Margareta Matache, PhD, is a Harvard Lecturer, co-founder, and Director of the Roma Program at Harvard University. She also serves on the Lancet Commission on Racism, Structural Discrimination, and Global Health. Matache is the co-editor of Time for Reparations: A Global Perspective (2021) and Realizing Roma Rights (2017). Her book, The Permanence of Anti-Roma Racism: (Un)uttered Sentences (Routledge), which explores anti-Roma racism and its specific and universal underpinnings, manifestations, and links to other oppressions, will be released in December 2025. With 25+ years in organizational leadership, policy advocacy, social change interventions, and academic work, she focuses on framing and addressing anti-Roma racism.

 

Ioanida Costache is Assistant Professor of Ethnomusicology and, by courtesy, Anthropology, at Stanford University.
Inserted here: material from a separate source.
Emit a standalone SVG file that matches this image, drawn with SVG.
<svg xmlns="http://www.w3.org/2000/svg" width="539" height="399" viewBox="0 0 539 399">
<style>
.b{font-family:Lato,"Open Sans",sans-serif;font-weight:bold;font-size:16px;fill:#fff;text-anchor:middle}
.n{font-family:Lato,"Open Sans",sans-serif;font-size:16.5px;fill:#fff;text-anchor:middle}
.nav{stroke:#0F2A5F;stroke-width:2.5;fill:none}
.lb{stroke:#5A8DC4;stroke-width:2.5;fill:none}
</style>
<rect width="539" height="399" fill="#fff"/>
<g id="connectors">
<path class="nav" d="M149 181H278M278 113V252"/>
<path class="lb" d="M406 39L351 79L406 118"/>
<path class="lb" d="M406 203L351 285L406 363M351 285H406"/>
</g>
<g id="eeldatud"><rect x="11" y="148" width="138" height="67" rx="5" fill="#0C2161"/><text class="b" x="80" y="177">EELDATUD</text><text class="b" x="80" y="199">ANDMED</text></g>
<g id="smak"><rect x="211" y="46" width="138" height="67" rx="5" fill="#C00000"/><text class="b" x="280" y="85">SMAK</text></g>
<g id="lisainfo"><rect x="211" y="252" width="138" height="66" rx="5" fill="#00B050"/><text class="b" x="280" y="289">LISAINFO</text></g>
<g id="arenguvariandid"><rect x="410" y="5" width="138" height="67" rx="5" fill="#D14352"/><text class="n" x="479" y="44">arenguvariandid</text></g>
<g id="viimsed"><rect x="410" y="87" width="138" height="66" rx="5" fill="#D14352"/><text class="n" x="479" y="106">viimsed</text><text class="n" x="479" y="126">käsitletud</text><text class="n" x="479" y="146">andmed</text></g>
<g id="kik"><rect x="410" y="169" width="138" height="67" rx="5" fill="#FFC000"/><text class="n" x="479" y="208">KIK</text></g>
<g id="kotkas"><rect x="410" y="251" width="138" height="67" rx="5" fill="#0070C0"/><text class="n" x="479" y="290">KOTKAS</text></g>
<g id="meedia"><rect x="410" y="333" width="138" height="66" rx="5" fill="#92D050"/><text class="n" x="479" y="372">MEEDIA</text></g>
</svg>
She is also an affiliate of the Center for Comparative Studies in Race and Ethnicity. Her work explores the legacies of Romani historical trauma, and the feminist critiques of the present, inscribed in Romani music, sound, and art. Her writing has been published in EuropeNow, RevistaARTA, Critical Romani Studies, and European History Quarterly. Her research has been supported by two Fulbright Grants and the Council of European Studies. She has held visiting and postdoctoral fellowships at the University of Pennsylvania, the United States Holocaust Memorial Museum, and the USC Shoah Foundation.